Sunday, February 13, 2011

Botswana plugs


Life has been very busy!  Here is a short piece outlining just one of the interesting aspects of life in Botswana.

A consideration of some importance to life at home and work is the diversity and constraints involving power plugs.  Botswana uses three rectangular prong plugs.  South Africa uses plugs with three circular prongs. This is important because most of the appliances available here were manufactured in South Africa: something you may not think about before coming here.  Cell phone chargers have two thin round parallel prongs and then, of course, there are our western style plugs (some of which have 2 flat prongs and some of which have 3 prongs in which 2 are flat and one is semi-rounded).


Upon arrival, one must track down and purchase various adapters and power strips of all sorts and keep them around at all times and this involves plenty of seemingly universal problems. Some of the adapters are hard to obtain and others are everywhere, and the quality really varies so some of them seem to short out with black marks around the holes after just a few uses.   At work, technical gadgets will rarely have Botswana plugs and the adapter is always missing.

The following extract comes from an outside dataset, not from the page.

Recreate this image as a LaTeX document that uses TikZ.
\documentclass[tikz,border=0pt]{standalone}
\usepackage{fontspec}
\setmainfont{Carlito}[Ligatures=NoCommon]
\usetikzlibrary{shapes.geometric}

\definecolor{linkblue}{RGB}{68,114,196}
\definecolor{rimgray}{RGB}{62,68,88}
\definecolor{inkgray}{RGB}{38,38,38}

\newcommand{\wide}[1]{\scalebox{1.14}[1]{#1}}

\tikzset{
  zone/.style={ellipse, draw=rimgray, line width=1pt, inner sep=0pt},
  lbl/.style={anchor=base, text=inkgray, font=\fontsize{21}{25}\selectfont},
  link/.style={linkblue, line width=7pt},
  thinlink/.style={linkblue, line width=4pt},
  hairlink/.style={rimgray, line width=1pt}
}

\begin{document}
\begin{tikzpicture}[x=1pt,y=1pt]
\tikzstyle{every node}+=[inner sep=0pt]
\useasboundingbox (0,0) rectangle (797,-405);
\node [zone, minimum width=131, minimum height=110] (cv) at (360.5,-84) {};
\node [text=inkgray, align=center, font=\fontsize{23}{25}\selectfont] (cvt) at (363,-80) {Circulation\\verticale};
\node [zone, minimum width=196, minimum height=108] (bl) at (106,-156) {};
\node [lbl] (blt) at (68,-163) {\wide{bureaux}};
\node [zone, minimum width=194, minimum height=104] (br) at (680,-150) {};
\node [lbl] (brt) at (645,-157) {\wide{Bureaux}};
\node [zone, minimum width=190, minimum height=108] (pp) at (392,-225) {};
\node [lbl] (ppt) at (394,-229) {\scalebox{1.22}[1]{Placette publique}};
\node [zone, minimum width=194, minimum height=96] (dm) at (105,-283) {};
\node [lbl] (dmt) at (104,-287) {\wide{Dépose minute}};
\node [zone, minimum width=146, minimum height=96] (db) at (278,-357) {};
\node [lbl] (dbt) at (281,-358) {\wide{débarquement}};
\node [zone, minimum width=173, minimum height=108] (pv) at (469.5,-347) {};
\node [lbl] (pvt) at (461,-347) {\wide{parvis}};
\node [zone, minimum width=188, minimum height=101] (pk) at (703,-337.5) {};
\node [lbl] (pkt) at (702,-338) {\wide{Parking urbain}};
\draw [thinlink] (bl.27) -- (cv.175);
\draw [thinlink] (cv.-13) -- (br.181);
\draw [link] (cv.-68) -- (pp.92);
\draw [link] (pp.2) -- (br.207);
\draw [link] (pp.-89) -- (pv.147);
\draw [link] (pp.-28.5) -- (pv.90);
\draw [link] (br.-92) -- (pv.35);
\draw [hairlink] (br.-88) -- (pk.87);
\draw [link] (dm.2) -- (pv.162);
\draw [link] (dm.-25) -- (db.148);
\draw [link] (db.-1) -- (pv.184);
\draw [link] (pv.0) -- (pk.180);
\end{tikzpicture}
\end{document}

So South Africa-to-Botswana adapters must be located in order to plug the appliance into the wall outlet.  At home, we just set up all the plugs with the appropriate adapters in power strips on multiple adapted extension cords (most rooms have very few outlets) so that just about anything can be plugged in somewhere.  Extension cords and power strips have Batswana, South African or US plugs and sockets -- take this into consideration!  I always carry around a few adapters so that the laptop can be plugged into either Batswana or South African sockets.

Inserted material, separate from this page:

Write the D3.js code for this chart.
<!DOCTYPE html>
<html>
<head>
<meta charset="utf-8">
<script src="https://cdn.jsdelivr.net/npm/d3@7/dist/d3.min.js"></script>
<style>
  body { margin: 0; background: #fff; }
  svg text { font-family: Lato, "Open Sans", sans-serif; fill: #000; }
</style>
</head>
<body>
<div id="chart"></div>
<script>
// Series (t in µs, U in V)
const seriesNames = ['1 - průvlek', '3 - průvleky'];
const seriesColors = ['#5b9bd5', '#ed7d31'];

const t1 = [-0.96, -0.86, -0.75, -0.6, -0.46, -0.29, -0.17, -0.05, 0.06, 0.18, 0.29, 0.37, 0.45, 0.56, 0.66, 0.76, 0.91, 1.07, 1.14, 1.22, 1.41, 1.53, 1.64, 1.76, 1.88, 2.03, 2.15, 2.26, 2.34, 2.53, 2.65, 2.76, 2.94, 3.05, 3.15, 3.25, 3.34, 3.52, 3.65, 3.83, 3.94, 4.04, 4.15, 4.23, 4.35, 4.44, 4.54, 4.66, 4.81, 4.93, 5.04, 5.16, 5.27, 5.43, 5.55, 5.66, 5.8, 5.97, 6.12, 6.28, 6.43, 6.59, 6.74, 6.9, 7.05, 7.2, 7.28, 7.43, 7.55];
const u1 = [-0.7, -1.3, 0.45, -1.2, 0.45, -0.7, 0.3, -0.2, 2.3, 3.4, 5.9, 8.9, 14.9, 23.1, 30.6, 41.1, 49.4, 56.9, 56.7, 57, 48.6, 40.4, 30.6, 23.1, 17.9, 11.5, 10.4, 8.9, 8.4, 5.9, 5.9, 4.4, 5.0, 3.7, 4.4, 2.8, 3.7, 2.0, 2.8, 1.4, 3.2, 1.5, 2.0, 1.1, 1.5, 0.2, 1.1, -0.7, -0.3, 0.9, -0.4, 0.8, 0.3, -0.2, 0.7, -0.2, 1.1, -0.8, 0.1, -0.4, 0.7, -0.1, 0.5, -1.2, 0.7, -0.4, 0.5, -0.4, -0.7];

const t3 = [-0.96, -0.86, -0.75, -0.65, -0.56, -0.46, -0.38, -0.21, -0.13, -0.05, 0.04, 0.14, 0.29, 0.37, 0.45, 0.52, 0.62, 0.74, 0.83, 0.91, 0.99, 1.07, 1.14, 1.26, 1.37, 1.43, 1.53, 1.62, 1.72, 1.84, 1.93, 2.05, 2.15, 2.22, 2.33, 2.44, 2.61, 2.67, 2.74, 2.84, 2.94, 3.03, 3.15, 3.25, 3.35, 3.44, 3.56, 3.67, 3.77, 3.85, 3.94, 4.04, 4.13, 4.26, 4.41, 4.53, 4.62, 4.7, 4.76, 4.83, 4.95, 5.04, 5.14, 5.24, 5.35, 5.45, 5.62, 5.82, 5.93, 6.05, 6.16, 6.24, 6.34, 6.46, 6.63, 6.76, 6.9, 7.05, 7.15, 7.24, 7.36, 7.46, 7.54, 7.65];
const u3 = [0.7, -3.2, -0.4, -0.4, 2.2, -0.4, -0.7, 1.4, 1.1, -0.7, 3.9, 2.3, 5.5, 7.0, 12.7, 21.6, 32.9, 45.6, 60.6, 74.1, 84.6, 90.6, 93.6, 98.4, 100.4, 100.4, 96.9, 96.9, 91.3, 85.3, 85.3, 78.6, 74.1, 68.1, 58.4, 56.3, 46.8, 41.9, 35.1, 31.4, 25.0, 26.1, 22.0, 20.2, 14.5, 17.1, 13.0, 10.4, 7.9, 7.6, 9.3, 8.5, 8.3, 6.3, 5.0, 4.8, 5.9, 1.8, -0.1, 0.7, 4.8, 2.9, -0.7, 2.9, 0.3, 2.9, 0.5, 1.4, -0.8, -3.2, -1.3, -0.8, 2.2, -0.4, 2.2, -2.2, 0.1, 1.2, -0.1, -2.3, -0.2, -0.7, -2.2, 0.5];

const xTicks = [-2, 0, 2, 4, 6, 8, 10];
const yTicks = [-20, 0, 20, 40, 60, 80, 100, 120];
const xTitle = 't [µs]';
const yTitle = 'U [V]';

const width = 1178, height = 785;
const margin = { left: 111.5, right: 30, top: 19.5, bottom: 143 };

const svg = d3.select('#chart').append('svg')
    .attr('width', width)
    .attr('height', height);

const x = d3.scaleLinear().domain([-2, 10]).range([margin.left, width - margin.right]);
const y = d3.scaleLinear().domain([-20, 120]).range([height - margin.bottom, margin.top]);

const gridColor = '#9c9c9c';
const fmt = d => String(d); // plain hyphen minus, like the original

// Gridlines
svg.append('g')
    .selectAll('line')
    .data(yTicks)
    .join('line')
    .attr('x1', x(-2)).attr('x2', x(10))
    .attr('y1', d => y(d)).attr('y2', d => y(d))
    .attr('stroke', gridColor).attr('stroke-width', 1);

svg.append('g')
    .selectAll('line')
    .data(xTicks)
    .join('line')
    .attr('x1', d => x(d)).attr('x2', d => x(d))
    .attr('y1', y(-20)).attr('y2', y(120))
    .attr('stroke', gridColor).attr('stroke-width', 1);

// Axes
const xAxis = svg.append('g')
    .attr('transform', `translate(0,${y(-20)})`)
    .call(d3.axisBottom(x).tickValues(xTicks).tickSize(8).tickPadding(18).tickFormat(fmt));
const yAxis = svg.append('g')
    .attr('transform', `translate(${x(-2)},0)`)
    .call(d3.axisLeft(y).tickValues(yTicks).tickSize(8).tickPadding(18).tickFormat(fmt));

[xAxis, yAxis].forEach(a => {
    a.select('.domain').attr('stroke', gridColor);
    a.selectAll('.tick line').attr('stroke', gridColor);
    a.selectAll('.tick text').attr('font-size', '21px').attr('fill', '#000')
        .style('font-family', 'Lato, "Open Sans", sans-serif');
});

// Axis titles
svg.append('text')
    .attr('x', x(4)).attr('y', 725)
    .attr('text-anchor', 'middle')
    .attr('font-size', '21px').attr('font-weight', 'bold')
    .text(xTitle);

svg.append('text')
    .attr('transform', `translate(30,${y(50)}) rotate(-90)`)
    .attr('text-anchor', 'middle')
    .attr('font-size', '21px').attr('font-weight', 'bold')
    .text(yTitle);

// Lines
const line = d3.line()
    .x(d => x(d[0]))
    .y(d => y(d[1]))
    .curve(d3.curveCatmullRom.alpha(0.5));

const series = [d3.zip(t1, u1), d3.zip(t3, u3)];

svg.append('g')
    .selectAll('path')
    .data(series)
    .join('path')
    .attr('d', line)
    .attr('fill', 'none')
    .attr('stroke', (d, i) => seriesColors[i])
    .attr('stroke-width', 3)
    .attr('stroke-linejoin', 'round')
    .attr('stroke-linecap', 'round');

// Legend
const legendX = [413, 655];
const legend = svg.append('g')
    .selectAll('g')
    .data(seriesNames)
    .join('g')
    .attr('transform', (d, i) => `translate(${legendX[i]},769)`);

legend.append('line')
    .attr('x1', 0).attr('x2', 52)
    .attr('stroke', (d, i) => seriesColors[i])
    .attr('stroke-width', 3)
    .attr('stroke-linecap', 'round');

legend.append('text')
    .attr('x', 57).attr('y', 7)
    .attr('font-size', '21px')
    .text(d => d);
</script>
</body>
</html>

To make matters more interesting, the South African to Botswana adapters are very large and the wall outlets have little switches right beside the holes to turn them on or off. 
So one must gingerly balance the adapter in the holes so that the switch is not inadvertently pushed to off!  These adapters are very low quality (our few high quality ones we purchased before coming here only adapt US to South Africa) and so sparks will jump around as we adjust and prop and push the various plugs and adapters to try to get a functioning connection.  Some of the adapters have very floppy holes for the cell phone chargers which need to be propped and weighted somehow into place so charging will take place and continue.  We also brought a transformer with us that works very well converting 220 volts to 110 volts for the small appliances, but it is a big, heavy and hard to move around.

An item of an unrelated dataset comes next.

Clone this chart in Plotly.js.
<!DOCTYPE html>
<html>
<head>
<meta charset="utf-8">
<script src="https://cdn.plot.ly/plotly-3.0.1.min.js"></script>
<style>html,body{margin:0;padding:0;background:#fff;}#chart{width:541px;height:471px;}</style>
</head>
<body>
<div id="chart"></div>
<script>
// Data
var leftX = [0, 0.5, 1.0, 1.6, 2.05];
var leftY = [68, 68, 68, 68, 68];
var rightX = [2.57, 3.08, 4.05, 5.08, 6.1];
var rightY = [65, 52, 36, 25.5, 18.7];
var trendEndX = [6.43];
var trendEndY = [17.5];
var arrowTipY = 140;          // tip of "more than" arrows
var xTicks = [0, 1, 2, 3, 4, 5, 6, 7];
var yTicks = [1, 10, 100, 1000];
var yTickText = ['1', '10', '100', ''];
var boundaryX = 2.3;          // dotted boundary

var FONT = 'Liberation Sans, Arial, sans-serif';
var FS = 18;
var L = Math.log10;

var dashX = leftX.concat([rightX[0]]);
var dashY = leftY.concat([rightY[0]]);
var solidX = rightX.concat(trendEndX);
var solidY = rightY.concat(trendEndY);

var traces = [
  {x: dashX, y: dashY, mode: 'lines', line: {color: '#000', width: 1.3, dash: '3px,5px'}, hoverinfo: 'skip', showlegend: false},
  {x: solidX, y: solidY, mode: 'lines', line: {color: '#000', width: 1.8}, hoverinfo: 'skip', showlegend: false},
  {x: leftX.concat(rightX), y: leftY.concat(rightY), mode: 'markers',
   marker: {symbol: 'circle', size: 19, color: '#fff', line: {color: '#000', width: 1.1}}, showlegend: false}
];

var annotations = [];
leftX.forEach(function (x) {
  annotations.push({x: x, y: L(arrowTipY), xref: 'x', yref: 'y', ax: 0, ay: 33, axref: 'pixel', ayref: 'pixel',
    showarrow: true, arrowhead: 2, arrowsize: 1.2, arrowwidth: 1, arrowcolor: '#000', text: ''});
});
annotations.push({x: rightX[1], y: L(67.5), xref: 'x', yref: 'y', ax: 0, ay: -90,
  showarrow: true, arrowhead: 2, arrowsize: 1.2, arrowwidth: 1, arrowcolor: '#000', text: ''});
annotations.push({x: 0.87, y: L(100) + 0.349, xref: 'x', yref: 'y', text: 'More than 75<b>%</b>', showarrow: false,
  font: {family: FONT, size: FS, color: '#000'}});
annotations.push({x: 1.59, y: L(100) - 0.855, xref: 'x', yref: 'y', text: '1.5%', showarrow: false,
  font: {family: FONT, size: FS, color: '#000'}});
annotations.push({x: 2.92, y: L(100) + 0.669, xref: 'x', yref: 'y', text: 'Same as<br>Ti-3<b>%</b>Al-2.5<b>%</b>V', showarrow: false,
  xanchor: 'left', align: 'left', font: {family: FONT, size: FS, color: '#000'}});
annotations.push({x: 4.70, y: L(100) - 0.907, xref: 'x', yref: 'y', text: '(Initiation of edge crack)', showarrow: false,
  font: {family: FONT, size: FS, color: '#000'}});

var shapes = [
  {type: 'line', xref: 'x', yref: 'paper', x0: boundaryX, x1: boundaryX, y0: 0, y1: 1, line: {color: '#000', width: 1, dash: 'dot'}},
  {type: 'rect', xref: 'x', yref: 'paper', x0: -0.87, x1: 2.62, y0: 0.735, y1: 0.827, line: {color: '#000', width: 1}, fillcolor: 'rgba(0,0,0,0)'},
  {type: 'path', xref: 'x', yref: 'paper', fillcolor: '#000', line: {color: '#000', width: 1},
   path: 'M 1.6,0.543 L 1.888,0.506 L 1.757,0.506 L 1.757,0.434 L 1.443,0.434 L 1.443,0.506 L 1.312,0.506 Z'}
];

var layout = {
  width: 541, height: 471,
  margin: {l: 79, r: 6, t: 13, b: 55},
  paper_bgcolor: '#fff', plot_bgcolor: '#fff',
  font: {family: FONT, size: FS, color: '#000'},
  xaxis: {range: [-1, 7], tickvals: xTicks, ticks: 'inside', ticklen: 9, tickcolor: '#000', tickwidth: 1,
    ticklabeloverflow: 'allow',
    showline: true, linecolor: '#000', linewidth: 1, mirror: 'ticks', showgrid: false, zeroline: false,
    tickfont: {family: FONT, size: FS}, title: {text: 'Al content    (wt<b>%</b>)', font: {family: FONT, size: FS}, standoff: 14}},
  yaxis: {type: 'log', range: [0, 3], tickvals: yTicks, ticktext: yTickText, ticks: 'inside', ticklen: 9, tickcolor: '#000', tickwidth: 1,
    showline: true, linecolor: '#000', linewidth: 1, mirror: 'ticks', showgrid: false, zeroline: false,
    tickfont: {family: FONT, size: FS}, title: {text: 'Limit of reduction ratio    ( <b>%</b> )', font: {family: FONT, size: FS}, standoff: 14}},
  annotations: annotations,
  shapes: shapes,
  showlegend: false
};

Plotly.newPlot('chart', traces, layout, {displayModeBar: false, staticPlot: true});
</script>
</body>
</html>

So…why does Botswana, a country of 2 million people with almost no industrial production, have its own plug design?  Hmmm…who can say?!  Just one tiny and fascinating aspect of life in Gaborone!

4 comments:

  1. Botswana doesn't have its own plug design - the rectangular prong plug is a legacy of the British. The South African design is actually an earlier British model that has been superseded in Britain (+ Zimbabwe etc). by the fused, rectangular prong model. Botswana has been caught in the middle.